## PROMPT:
Work out how many lines of the records hold the string "this", and reply with that number alone.

===

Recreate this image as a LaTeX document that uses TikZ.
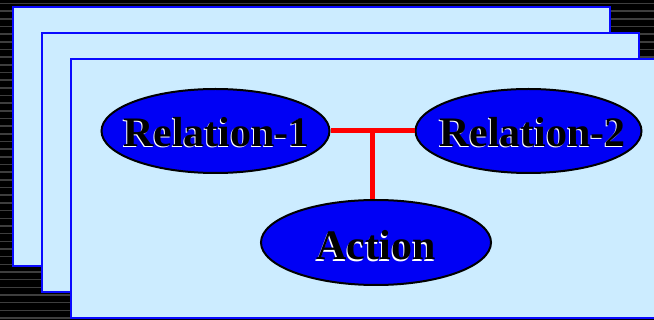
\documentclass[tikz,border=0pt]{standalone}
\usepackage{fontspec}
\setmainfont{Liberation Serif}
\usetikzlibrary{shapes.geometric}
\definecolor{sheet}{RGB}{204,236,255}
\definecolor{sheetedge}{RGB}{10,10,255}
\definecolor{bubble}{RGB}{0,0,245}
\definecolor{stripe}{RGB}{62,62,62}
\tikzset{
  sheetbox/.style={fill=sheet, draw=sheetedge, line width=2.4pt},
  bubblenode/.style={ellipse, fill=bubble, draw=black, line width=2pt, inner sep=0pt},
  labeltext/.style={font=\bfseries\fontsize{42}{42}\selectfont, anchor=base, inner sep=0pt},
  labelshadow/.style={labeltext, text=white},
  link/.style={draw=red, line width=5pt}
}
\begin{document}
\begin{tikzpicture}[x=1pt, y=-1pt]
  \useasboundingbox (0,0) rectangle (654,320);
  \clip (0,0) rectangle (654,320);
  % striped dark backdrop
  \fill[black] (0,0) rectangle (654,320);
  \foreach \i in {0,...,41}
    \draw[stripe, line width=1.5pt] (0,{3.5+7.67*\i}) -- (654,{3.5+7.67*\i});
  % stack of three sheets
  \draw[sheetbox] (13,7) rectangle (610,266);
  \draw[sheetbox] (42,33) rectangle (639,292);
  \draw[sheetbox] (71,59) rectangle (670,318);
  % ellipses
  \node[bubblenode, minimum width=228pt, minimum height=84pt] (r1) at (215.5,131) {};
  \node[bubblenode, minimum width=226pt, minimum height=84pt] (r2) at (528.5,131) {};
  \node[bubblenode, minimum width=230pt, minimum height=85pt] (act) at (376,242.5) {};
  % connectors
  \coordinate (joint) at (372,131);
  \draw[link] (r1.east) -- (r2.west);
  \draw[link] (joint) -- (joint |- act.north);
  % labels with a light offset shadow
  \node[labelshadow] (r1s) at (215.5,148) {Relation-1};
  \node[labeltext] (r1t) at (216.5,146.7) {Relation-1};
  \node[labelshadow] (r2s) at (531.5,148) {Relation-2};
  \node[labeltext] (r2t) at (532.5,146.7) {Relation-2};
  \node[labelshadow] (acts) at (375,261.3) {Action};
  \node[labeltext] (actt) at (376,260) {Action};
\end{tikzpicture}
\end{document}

===

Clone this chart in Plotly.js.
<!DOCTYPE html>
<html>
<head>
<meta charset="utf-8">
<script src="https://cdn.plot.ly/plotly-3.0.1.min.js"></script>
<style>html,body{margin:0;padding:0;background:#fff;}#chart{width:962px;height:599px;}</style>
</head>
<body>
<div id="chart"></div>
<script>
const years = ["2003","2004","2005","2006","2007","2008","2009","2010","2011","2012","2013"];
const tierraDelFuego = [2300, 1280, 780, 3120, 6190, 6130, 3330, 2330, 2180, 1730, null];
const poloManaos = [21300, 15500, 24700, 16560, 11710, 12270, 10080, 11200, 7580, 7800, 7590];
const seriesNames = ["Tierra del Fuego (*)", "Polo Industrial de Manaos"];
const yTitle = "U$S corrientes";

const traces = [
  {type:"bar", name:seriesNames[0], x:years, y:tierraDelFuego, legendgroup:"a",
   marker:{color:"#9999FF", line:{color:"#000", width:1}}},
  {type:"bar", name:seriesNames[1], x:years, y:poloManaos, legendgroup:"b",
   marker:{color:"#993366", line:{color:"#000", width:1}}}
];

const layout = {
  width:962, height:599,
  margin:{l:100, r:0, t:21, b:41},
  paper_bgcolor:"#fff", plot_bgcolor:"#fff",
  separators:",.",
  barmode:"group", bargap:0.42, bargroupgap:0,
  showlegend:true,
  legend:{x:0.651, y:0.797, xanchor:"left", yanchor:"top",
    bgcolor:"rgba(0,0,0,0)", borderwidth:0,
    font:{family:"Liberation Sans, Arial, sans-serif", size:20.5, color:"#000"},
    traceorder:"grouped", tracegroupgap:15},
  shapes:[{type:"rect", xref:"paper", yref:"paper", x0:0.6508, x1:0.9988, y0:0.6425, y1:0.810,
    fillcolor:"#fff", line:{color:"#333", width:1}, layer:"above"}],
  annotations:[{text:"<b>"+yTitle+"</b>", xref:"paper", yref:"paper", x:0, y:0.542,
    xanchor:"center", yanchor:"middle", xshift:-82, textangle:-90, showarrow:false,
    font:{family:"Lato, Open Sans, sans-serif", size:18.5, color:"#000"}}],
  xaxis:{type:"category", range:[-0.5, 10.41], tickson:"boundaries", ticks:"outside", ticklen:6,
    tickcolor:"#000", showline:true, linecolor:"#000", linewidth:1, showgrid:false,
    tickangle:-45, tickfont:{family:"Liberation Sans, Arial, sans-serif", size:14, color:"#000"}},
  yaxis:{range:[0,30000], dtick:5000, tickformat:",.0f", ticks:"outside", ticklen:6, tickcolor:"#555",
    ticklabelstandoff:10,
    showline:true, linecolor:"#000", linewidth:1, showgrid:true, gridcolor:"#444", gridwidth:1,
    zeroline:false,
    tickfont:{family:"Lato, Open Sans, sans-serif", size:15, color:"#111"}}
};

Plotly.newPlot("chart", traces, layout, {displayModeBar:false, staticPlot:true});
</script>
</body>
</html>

===

## COMPLETE OUTPUT:
2